Atlanta, Georgia – Spelman College just got a $100 million donation, the biggest ever for a historically Black college or university (HBCU). This comes as Spelman marks its 100th anniversary since it got its current name in 1924.
“Let me share with you that this $100 million gift is the largest in Spelman’s history. It is also the largest single donation to any HBCU. Honestly, it’s a transformational gift to any institution, period. We are so grateful, proud, and inspired by this phenomenal gift,” Lovette Russell, Spelman Board Chair said about the donation.
Ronda Stryker, a long-time supporter of Spelman, and her husband, William Johnston, are behind this historic gift. They had already donated $30 million to Spelman in 2018. Established in 1881 as the Atlanta Baptist Female Seminary, Spelman is one of just two historically black colleges for women. It’s top-ranked among HBCUs.
Most of this donation, 75%, will go into scholarships. This means bright students can study at Spelman without worrying about money. The college is helping build a more diverse and fair future by supporting talented young Black women.
The rest, $25 million, will be spent on making campus life better. Plans include creating new ways for students to learn and grow, especially in public policy and democracy. Some of the money will also go towards fixing up dorms and making the campus safer.

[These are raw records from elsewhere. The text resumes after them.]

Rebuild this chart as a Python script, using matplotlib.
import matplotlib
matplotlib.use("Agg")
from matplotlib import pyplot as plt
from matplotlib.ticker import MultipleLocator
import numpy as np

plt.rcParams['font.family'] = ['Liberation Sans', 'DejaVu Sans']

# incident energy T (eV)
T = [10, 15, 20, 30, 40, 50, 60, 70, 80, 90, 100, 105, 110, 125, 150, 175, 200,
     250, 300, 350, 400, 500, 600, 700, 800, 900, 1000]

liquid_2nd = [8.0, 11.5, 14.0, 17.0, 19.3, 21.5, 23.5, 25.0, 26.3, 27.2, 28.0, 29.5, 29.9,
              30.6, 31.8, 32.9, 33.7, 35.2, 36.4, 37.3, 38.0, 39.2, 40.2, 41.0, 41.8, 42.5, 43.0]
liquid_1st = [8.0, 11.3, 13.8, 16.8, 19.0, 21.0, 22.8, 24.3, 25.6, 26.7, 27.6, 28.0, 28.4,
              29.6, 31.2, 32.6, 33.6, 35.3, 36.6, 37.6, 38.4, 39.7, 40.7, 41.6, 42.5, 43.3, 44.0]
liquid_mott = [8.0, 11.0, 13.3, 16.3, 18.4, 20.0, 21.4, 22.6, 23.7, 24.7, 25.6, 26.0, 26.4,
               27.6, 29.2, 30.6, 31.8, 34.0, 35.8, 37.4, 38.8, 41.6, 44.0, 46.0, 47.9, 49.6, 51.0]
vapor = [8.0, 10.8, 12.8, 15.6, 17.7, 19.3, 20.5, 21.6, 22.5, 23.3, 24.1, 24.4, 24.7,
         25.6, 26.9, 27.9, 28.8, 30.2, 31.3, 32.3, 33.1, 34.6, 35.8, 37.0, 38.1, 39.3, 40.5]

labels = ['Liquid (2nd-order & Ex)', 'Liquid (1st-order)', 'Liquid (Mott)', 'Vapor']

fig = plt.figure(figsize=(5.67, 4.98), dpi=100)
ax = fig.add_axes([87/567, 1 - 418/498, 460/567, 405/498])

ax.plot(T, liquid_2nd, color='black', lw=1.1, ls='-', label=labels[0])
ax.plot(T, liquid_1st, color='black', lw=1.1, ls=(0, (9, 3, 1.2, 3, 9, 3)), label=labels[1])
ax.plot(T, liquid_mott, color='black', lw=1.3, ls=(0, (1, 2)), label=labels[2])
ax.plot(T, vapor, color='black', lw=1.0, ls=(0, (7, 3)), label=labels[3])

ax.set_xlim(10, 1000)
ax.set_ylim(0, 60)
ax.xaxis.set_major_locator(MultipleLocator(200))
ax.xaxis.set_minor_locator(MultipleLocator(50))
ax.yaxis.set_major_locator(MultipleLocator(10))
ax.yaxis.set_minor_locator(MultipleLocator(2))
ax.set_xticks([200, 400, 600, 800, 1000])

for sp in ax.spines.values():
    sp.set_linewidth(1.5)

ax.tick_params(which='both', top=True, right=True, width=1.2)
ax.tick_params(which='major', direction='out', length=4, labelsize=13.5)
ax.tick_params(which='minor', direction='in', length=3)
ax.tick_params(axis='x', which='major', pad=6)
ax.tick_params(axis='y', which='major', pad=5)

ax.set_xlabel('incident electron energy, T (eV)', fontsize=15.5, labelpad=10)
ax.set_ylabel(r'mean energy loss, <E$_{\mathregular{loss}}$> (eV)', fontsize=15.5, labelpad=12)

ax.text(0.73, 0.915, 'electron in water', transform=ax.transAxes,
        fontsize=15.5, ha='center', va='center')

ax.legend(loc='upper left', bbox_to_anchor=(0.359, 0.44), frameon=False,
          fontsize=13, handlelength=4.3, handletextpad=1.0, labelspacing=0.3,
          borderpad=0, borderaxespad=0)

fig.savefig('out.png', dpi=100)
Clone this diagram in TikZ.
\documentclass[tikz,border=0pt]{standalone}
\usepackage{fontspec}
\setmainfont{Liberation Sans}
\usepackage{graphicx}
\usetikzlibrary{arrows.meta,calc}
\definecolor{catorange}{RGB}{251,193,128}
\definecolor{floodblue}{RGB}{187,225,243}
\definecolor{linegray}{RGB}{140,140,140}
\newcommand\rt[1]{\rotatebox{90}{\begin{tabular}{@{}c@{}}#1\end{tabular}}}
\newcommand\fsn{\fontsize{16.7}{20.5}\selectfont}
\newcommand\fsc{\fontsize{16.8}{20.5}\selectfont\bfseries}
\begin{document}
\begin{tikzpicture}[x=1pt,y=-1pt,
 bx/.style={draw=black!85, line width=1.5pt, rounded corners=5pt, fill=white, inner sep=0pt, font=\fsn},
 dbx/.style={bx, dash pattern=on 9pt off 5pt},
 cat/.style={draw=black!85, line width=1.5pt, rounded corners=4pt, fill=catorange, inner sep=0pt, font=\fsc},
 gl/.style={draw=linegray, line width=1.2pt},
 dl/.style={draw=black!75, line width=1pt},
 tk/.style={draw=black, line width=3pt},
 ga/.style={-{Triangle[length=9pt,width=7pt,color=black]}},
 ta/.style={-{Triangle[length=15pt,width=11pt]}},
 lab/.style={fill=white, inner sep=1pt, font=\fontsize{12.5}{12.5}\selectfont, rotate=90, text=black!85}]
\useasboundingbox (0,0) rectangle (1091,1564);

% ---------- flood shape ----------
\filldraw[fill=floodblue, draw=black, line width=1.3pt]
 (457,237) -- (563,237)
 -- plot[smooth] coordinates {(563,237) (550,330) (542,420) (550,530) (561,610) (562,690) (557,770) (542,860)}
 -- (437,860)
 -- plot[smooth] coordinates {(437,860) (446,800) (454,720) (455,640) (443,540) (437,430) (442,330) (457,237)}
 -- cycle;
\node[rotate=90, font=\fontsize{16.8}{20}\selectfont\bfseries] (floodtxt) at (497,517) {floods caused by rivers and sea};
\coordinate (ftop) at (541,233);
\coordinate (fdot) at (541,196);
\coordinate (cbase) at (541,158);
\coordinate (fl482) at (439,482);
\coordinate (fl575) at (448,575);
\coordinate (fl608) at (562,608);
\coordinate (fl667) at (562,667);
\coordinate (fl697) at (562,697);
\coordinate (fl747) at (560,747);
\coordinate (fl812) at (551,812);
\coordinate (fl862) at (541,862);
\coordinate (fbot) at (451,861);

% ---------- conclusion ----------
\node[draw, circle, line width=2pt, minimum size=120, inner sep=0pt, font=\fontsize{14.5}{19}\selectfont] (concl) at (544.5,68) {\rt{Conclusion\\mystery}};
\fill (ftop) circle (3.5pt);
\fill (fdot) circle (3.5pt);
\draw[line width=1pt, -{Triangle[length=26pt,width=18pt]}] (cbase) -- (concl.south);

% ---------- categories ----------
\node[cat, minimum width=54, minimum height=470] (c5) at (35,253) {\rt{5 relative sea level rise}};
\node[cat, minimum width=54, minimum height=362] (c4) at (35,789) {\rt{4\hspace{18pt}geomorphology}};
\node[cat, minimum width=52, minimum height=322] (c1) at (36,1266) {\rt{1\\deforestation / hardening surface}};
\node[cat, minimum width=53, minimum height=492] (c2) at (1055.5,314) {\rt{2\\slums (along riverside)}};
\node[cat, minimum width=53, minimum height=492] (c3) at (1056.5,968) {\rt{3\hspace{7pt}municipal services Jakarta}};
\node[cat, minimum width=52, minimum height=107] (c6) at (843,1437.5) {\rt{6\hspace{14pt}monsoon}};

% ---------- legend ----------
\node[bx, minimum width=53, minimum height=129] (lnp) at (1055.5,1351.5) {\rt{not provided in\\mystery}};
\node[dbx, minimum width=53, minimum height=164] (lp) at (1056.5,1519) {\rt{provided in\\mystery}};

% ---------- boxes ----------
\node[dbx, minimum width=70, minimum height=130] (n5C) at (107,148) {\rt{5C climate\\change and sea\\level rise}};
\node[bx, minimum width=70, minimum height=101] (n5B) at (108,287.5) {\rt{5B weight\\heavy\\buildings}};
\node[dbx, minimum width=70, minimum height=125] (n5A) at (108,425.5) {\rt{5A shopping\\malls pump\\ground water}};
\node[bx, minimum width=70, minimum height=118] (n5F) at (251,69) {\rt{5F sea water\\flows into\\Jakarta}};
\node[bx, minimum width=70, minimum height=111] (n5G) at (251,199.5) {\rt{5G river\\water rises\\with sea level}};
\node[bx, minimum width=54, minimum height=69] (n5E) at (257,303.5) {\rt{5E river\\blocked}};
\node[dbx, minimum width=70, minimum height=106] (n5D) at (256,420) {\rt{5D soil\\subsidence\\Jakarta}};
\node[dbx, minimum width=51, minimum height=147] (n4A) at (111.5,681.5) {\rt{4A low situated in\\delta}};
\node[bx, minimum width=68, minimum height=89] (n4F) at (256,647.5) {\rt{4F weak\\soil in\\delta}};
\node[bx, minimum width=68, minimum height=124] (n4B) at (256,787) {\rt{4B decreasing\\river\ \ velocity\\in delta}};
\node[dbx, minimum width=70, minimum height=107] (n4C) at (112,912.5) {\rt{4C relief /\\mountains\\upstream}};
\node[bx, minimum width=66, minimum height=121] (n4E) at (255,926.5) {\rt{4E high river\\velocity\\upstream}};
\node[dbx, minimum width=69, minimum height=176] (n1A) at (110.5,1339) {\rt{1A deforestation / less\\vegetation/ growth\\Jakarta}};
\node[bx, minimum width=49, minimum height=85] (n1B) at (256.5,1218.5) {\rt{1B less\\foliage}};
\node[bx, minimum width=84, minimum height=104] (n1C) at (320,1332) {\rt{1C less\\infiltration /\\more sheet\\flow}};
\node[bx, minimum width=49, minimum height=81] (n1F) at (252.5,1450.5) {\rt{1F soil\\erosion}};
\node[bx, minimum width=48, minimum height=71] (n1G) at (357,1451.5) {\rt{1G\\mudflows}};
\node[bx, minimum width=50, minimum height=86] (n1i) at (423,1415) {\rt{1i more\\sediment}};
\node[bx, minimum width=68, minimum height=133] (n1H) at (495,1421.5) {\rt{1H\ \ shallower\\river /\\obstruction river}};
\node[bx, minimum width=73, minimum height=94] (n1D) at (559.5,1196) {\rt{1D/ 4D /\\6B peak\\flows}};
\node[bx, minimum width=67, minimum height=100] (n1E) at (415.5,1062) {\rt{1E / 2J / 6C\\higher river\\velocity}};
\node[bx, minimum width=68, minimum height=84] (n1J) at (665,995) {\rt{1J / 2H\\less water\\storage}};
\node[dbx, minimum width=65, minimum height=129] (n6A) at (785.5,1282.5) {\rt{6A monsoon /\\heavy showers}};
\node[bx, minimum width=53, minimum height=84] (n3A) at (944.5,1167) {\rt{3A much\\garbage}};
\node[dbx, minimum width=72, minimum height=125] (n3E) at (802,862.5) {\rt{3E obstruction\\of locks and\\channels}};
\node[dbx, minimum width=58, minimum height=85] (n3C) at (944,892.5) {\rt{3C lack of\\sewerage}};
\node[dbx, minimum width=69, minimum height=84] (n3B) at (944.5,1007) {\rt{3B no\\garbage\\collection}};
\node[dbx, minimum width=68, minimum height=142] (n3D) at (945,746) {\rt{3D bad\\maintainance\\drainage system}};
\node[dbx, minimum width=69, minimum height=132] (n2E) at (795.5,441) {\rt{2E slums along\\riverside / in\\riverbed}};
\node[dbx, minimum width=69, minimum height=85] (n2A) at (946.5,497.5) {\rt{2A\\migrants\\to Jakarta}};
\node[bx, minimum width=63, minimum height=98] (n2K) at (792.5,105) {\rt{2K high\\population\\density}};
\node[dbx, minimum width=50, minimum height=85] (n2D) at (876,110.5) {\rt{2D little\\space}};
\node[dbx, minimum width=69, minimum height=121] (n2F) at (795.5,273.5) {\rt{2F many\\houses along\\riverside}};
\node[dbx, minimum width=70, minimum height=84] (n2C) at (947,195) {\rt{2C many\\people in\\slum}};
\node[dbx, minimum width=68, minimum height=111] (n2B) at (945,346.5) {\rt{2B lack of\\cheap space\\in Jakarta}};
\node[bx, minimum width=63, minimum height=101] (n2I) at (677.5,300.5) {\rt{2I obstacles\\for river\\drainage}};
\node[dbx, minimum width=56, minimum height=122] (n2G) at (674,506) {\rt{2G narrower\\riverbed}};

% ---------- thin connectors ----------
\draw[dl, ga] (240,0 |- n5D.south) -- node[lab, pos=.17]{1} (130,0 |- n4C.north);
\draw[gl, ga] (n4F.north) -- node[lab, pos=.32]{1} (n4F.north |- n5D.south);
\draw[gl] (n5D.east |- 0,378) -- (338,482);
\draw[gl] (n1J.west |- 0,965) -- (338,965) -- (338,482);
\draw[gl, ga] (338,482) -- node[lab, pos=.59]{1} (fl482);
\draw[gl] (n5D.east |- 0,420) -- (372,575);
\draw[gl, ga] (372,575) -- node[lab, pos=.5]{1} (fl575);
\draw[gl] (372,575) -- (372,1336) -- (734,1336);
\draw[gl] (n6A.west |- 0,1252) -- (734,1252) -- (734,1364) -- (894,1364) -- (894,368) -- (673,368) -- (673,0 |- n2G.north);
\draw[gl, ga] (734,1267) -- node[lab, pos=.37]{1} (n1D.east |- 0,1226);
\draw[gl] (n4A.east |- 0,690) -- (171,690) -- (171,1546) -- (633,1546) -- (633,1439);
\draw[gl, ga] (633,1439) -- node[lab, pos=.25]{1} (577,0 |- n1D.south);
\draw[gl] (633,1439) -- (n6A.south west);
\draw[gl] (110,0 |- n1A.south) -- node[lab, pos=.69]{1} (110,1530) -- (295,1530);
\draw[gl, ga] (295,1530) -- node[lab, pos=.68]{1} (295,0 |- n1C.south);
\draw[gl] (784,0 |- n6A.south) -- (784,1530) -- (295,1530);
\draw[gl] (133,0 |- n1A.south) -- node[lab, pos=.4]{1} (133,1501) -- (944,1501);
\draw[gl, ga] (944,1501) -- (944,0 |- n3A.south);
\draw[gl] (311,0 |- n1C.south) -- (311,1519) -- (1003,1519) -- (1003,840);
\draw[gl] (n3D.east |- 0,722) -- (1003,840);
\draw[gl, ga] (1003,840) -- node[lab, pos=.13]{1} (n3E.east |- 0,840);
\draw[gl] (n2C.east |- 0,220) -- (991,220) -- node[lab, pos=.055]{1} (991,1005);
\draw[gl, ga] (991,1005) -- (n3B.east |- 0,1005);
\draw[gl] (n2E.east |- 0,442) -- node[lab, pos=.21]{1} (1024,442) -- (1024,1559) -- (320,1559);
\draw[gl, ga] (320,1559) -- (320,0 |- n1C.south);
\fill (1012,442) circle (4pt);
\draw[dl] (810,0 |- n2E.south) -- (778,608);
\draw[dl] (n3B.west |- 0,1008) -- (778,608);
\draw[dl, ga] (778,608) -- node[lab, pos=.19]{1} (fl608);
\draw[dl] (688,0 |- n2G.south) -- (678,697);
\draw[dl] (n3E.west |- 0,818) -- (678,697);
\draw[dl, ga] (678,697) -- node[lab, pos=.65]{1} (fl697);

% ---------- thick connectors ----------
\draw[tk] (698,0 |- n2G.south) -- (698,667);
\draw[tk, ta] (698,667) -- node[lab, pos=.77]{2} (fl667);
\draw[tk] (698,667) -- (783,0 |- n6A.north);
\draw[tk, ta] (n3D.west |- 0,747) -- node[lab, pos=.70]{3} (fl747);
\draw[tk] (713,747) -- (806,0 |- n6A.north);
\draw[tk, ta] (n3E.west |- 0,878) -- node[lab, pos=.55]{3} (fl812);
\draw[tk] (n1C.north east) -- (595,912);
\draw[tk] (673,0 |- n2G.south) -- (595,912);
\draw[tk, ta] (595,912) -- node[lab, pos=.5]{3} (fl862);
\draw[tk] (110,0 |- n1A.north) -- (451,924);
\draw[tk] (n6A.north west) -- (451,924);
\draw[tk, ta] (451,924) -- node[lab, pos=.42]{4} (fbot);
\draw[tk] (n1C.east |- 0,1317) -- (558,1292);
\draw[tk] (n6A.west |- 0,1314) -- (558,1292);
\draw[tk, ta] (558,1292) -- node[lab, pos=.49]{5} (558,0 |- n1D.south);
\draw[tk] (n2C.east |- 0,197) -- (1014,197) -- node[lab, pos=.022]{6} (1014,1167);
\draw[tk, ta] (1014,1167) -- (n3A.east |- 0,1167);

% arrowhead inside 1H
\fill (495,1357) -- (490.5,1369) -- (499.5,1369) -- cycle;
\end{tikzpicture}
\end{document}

“We are invigorated and inspired by this incredible act of generosity. This gift is a critical step in our school’s mission to eliminate financial barriers to starting and finishing a Spelman education. We can’t thank Ronda Stryker enough for her selflessness and support as both a trustee and friend. There’s no doubt that Spelman College is better because of her,” Dr. Helene Gayle, president of Spelman College said of the importance of the donation.
Recently, the United Negro Fund (UNCF), which supports HBCUs and gives scholarships to students, got a $100 million donation from Lilly Endowment Inc. This is the biggest private donation the fund has ever received without restrictions. UNCF is using this money to build an endowment for its 37 member colleges, including Spelman.
About the funding of historically Black colleges or universities
Historically, HBCUs in the U.S. have received less funding than other universities. A 2022 report showed that for every $100 a predominantly white college gets, an HBCU only gets $1. Endowments, or large funds that schools invest, are a major source of income for many colleges, but public funding is important too.
In September last year, U.S. Education Secretary Miguel Cardona and Agriculture Secretary Tom Vilsack wrote to 16 state governors. They asked them to address the issue of HBCUs getting less funding in their states.
“Unacceptable funding inequities have forced many of our nation’s distinguished Historically Black Colleges and Universities to operate with inadequate resources and delay critical investments in everything from campus infrastructure to research and development to student support services,” Cardona noted around the time.